While the libraries never had a set architectural style, Carnegie and Bertram eventually provided communities with a short booklet that included design templates. They also counseled that each building feature a small theater for lectures and educational programs. Carnegie didn’t require that the libraries be named after him—though many eventually were—but he sometimes requested that a rising sun and the words “Let There Be Light” be engraved near the entrance to symbolize the illuminating qualities of books and knowledge.

While Carnegie’s program constituted the largest individual investment in public libraries in American history, it was not without its critics. Some believed that former tycoon was trying to burnish his image after years of cutthroat business practices, and labor unions occasionally lobbied against his grants. “Carnegie ought to have distributed his money among his employees while he was making it,” a Detroit labor official named C.H. Johnson once quipped. Other towns rejected Carnegie’s charity out of personal pride. When he once offered to fund a new library in Louisville, Kentucky, the city’s Louisville Evening Post argued against accepting a donation from a wealthy benefactor. “Louisville is not a pauper city, and must not accept gifts from Princes not of her own people,” the article read. “Louisville is able and willing to maintain a library, but it will not build a monument to Mr. Carnegie.”

A Carnegie library in St.
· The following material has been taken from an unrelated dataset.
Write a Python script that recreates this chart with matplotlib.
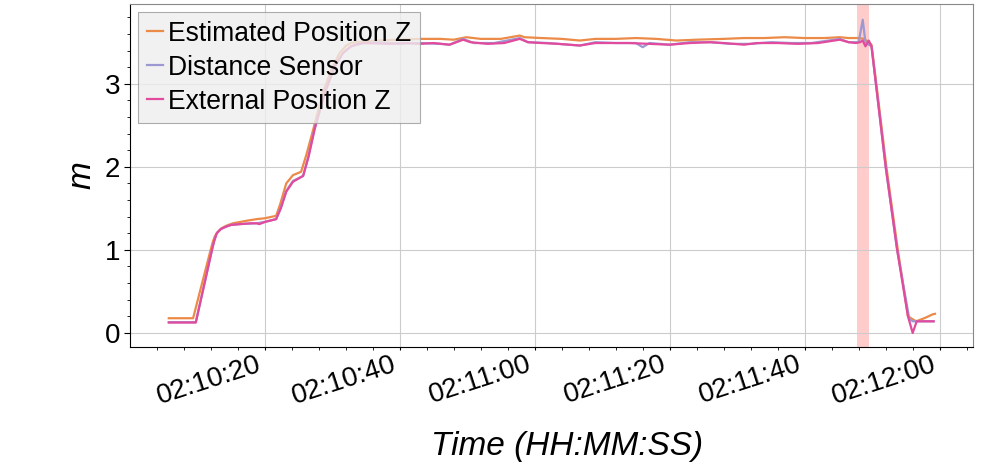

Joseph, Missouri. (Credit: Library of Congress)
A Carnegie library in St. Joseph, Missouri. (Credit: Library of Congress)

Several other towns balked at the cost of providing annual funding for their libraries, yet for every community that declined Carnegie’s money, many more accepted. During a period when books were often only available through subscription services, Carnegie’s grants led to an explosion of interest in free-to-all libraries, particularly in small towns in the Midwest. Indiana, for example, eventually received 156 Carnegie grants—more than any other state in the union.

By the end of his life, Carnegie could claim to be the primary financier of nearly half of all the public libraries in the United States. A few hundred of the buildings have since been demolished or destroyed by fires, but most are still standing, and as many as half continue to operate as libraries. Some of the most notable examples include the Detroit Public Library and the Carnegie Library of Pittsburgh.

All told, Andrew Carnegie eventually gave away roughly 90 percent of his personal fortune during his lifetime. Some $60 million—the modern equivalent of around $1.5 billion—went solely to the construction of libraries. By the time he died in 1919, the former “Prince of Steel” and captain of industry had earned himself a new nickname: the “Patron Saint of Libraries.”